The first template line is simple: there’s a fixed-width field and a variable width field. No big whoop. At least, it’s no big whoop until $v has multiple lines (so, embedded newlines). The first template line only formats that first embedded line in $v and defers on the rest of the lines in $v.

It’s the second couplet that is the one that makes format an interesting feature for RPSL objects. The ~~, line tells the format to only use this part of the template as long as there are data the variables that it hasn’t yet formatted; this handles the continuation lines in the RPSL values. If Perl has completely used up the value in $v, it doesn’t process the ~~ line. Otherwise, it takes the next line from $v and uses that to fill in the template. After it fills in this template, it looks at $v again to see if it still has data to format, and if so, the ~~ does its work again. It keeps doing this until $v is exhausted.

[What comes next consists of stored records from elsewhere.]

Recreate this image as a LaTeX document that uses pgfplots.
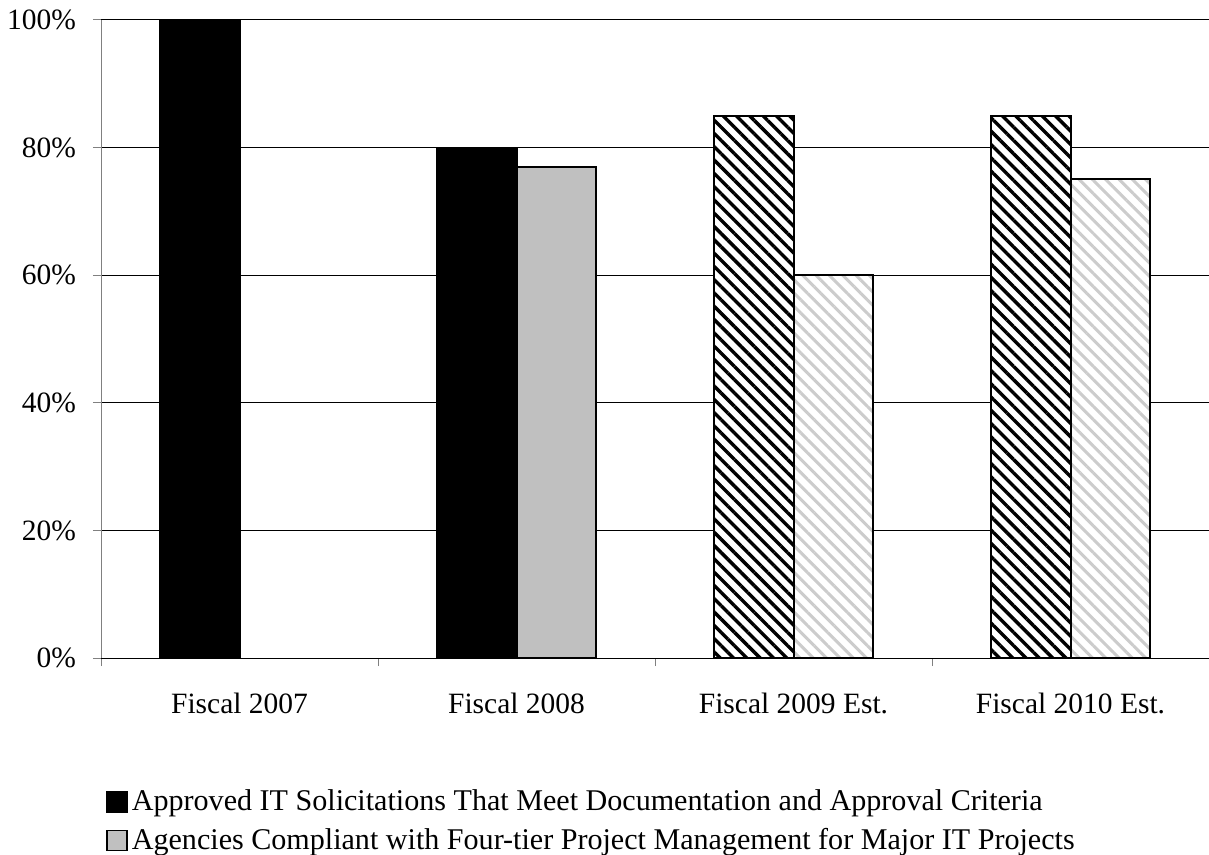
\documentclass[border=0pt]{standalone}
\usepackage{pgfplots}
\pgfplotsset{compat=1.18}
\usepackage{fontspec}
\setmainfont{Liberation Serif}
\usetikzlibrary{patterns.meta}
\definecolor{barGray}{HTML}{C0C0C0}
\definecolor{hatchGray}{HTML}{CCCCCC}
\definecolor{axGray}{HTML}{808080}
\newcommand{\lblfont}{\fontsize{14.8}{17}\selectfont}
\newcommand{\legfont}{\fontsize{15.1}{17}\selectfont}
\begin{document}
\begin{tikzpicture}
\useasboundingbox (0,0) rectangle (604.5bp,427.5bp);
\begin{axis}[
  at={(50.5bp,98.5bp)}, anchor=south west,
  scale only axis, width=554bp, height=319bp,
  ybar, bar width=0.286,
  xmin=-0.5, xmax=3.5, ymin=0, ymax=100,
  axis x line*=bottom, axis y line*=left,
  x axis line style={black, line width=0.5bp, -},
  y axis line style={axGray, line width=0.5bp, -},
  xtick={0,1,2,3},
  xticklabels={Fiscal 2007, Fiscal 2008, Fiscal 2009 Est., Fiscal 2010 Est.},
  major x tick style={draw=none},
  minor xtick={-0.5,0.5,1.5,2.5,3.5},
  minor x tick style={axGray, line width=0.5bp},
  minor tick length=4bp,
  xticklabel style={yshift=-10bp},
  ytick={0,20,40,60,80,100},
  yticklabels={0\%,20\%,40\%,60\%,80\%,100\%},
  yticklabel style={xshift=-5bp},
  major y tick style={axGray, line width=0.5bp},
  major tick length=4bp,
  tick align=outside,
  ymajorgrids, grid style={black, line width=0.5bp},
  tick label style={font=\lblfont},
  legend style={at={(0.0045,-0.2)}, anchor=north west, draw=none,
    font=\legfont, row sep=3.2bp, inner sep=0pt,
    /tikz/every even column/.append style={column sep=2bp}},
  legend cell align=left,
  legend image code/.code={\draw[#1, draw=black, line width=0.75bp] (0bp,-5bp) rectangle (10bp,5bp);},
]
% solid bars
\addplot[fill=black, draw=black, line width=1bp, bar shift=-0.143]
  coordinates {(0,100) (1,80)};
\addplot[fill=barGray, draw=black, line width=1bp, bar shift=0.143]
  coordinates {(1,77)};
% estimated years, hatched
\addplot[forget plot, fill=white, draw=black, line width=1bp, bar shift=-0.143,
  postaction={pattern={Lines[angle=-45, distance=4.7bp, line width=1.7bp]}, pattern color=black}]
  coordinates {(2,85) (3,85)};
\addplot[forget plot, fill=white, draw=black, line width=1bp, bar shift=0.143,
  postaction={pattern={Lines[angle=-45, distance=4.7bp, line width=1.5bp]}, pattern color=hatchGray}]
  coordinates {(2,60) (3,75)};
\legend{Approved IT Solicitations That Meet Documentation and Approval Criteria,
  Agencies Compliant with Four-tier Project Management for Major IT Projects}
\end{axis}
\end{tikzpicture}
\end{document}
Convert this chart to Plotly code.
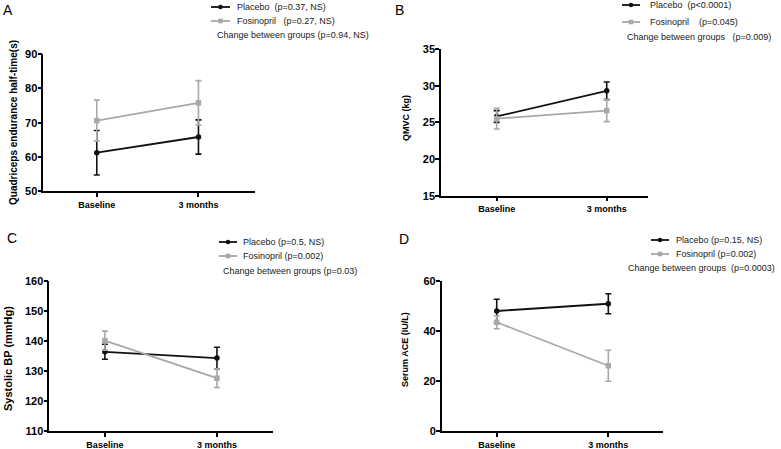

The only ugly thing about that is the bareword filehandles. And the per-filehandle settings. The two things that are ugly are the bareword filehandles, per-filehandle settings, and the global variables. I did have to know the format, including the field width ahead of time, but that’s not such a big deal.

Perl6::Form

Generally I try to use built-in features if I can get them to work, but there are various modules, such as Perl6::Form, that get away from the built-in format problems. Here’s do_field reimplemented for that (with no other code changes):

sub do_field ( $field, $value ) {
    state $rc = require Perl6::Form;
    print form {layout=>"tabular"},
     '{[[[[[[[[[[}    {[[[[[[[[[[}',
      "$field:",      $value;
    }

That’s certainly simpler in the code I typed out, but it also requires another dependency to get to the same place I was before. How much that matters is a personal decision though.

I basically lifted that example out of the Perl6::Form docs and it worked. But, that module has its own problems. Damian Conway solves tricky problems in amazing ways that cover lots of cases, but those amazing ways have their own knobs and dials. This example came from the multiline section that noted that I needed to set the layout type to get it to work correctly.